ADPでの交渉論点の他にも、今回の会議で争点になりそうな課題がいくつかあります。

1つは、気候変動の影響に対して、適応しきれなかった時に発生する「損失と被害(loss and damage)」に対応するための、国際的なメカニズムの設立です。

この争点は、2012年のドーハ会議では最も紛糾した議題の1つであり、2013年、具体的な決定がされる予定となっています。

すでに気候変動からの甚大な影響に接している島嶼国はこのメカニズムの設立を重視している一方、気候変動影響に対する「補償」を広範囲で求められることを警戒する先進国との間で議論が紛糾しています。

もう1つは、途上国への資金・技術支援です。

すでに、2020年時点において年間1000億ドルの資金の流れが必要であることに合意がされていますが、2013年以降すぐに必要である直近の途上国への資金支援については、まだあまり具体化されていません。

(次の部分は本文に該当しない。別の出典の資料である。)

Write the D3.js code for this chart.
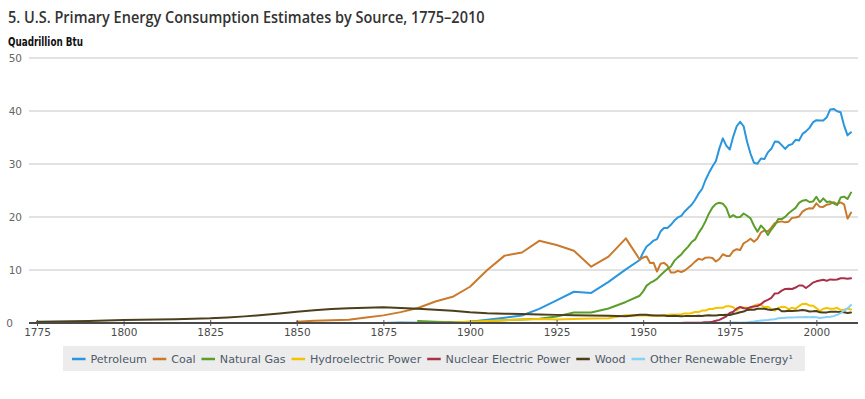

日本を含め、いくつかの先進国が新しい途上国支援について検討しているという話もあり、今回、この部分について進展が得られるかもポイントです。

IPCC発表を受けて、前に進めるか?

IPCCが2013年9月に発表した第5次評価報告書の第1作業部会報告書では、改めて、人類のCO2排出による気候変動の進行を確認しました。

最もCO2排出量が大きくなるシナリオでは、現状と比べて平気気温は約3.7度上昇(工業化前と比較すると約4.3度上昇)すると予測されています。

気温上昇を、これまでの合意に基づき、「2度未満」に抑えるようなシナリオを達成するためには、温室効果ガスの排出量は、全世界で2020年までにピークをむかえ、以降は減少傾向に転じなければなりません。

したがって、上記ADPでの交渉ではワークストリーム1の交渉に注目が集まりがちですが、ワークストリーム2について具体的な成果をあげることが極めて重要です。

日本は?

日本では、各国が「ワークストリーム2」において取り組みを底上げしようと議論をしている最中にあって、2020年に向けての目標を引き下げる方向で議論がされています。

震災と原発事故によって、目標の見直さざるをえなかったのは仕方がないという部分もありますが、しかし、それは問題の一面でしかありません。

2020年に向けての目標は実は2005年頃から準備が必要であることが判っていた議論であり、国内での消極的な議論によってずるずると目標決定や対策が先延ばしにされ、対策の遅れを招いていました。

その後、震災・原発事故が起きて以降も同様にしていたずらに時間が浪費され、ますます2020年までの期間が短くなり、結果として取り組みを困難にしてきたという事実も忘れてはなりません。

現状では、削減目標の引き下げは極力抑えつつ、2030年へ向けての取り組みをより強化する約束をすることなどを通じて、日本はまだまだ積極的に貢献する意志があることを示す必要があります。

京都議定書の第2約束期間を拒否し、代わりにやると誓った2020年目標を大幅に引き下げ、さらに2015年合意へ向けた交渉でも積極姿勢を示せないとなれば、日本の国連気候変動会議での存在感はますます低下の一途を辿ることになります。

これは、国際的な気候変動対策全体にとって大きな損失であると同時に、日本という国にとっても、次期枠組みのルール形成において不利な立場に立たされる可能性を意味しており、極めて深刻な状況です。

ワルシャワ会議では、そのような不利な状況を避け、国際的な気候変動対策に貢献するためにも、日本の積極的な姿勢が試されます。